Райзман опешил. Поскольку фильм снимался в разных сибирских городах — в Иркутске, Омске, Новосибирске, то сразу трудно было вспомнить, что это за вокзал. Райзман бухнул наобум: Это Омск, товарищ Сталин.
Сталин поднялся с места на секунду и пояснил:
— Мне выходить на этой остановке.
После одного правительственного концерта Сталин пригласил к себе тенора Козловского. Сказал, что ему понравилось пение, и предложил высказать просьбу. Козловский сказал, что его никак не выпускают за границу.
— Почему? — спросил вождь.
— Наверное, опасаются, что я не вернусь.
— А, вы что, действительно можете не вернуться?
— Да, что вы, товарищ Сталин! Для меня моя родная деревня в сто раз дороже любой заграницы.
— Правильно, — похвалил вождь, — вот и поезжайте в свою деревню.

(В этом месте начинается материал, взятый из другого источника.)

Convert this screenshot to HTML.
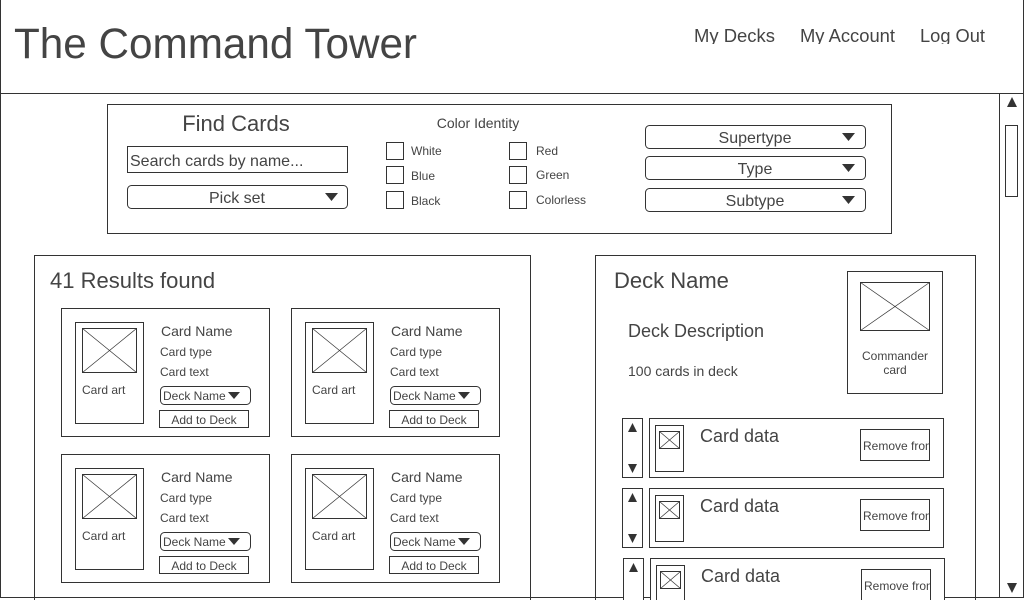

В честь Победы советского народа и его армии над фашистской Германией было решено в берлинском Трептов-парке воздвигнуть скульптурный ансамбль-памятник. Постановлением советского правительства художественным руководителем памятника был утвержден скульптор Е. В. Вучетич, прошедший в годы Отечественной войны от воина-добровольца до командира батальона. Евгений Викторович рассказывал, что в августе 1945 г. К. Е. Ворошилов порекомендовал ему:
— Недавно Потсдамскую декларацию победителей от имени советского народа подписал товарищ Сталин. Значит, в центре ансамбля-памятника должен быть он во весь рост из бронзы, с изображением Европы или глобусным полушарием в руках.
Вучетич сделал соответствующий эскиз. Однако подготовил еще один — «Воин-освободитель», вдохновленный рассказом о советском солдате, спасшем, рискуя жизнью, немецкую девочку во время штурма Берлина. Оба эскиза выставили для обзора в одном из залов Московского Кремля. Посмотреть работу скульптора пришло много народа. Все столпились около полутораметровой скульптурной фигуры генералиссимуса и громко высказывали свое одобрение. Фигуру солдата с девочкой будто не замечали. Появился Сталин. Не торопясь, прошелся мимо эскизов, повернувшись к скульптору, спросил:
— Слушайте, Вучетич, вам не надоел этот … с усами? — Он нацелился мундштуком трубки в лицо полутораметровой фигуры.
— Это пока эскиз, — попытался кто-то заступиться за скульптора.
— Автор был контужен на фронте, но не лишен языка, — прервал Сталин и устремил взгляд на фигуру под целлофаном. — А это что?
— Это тоже эскиз, — ответил Вучетич.
— Тоже и… кажется, не то же, — заметил Сталин. — Покажите…
Вучетич снял целлофан с фигуры солдата.
Сталин скупо улыбнулся и сказал:
— Вот этого солдата мы и поставим в центре Берлина на высоком могильном холме… Пусть этот великан в бронзе, победитель несет на своей груди девочку — светлые надежды народа, освобожденного от фашизма.
Потом добавил:
— Только знаете, Вучетич, автомат в руке солдата надо заменить чем-то другим. Автомат — утилитарный предмет нашего времени, а памятник будет стоять в веках. Дайте ему в руки что-то символичное. Ну, скажем меч. Увесистый, солидный. Этим мечом солдат разрушил фашистскую свастику. Меч опущен, но горе будет тому, кто вынудит богатыря поднять этот меч… Согласны?
— Дайте подумать, — ответил Вучетич.
— Думать никому не запрещено. Думайте. Желаю успеха… Возражений не слышу. Да и нет в них нужды…
Сталин крепко пожал Вучетичу руку.
Так было сооружен широко известный тридцатиметровый бронзовый воин-освободитель в плащ-палатке, с непокрытой головой, стоящий в полный рост и попирающий сапогом поверженную и разбитую свастику, левой рукой придерживающий прижавшуюся к его груди девочку, а в опущенной правой руке держащий тяжелый меч.
Знаменитый бас Большого театра Максим Дормидонтович Михайлов пользовался особым расположением Сталина. Оперу «Иван Сусанин» («Жизнь за царя»), в которой Михайлов исполнял главную роль, вождь слушал десятки раз. А знакомство их состоялось в 1938 г. Дело было в Кремле. После концерта на банкете Михайлов скромно разместился за крайним столиком вместе с коллегами. Но неожиданно к нему подошел один из распорядителей и предложил пересесть за столик Иосифа Виссарионовича.
Сталин тут же предложил тост за величайшего из певцов Большого театра.
Причина такой привязанности к певцу разъяснилась позже, когда Сталин в разговоре как-то заметил Михайлову: «А я ведь тоже учился в духовной семинарии. И если бы не избрал путь революционера, то стал бы, наверное, священником». (Михайлов до того, как попасть на сцену, служил протодьяконом).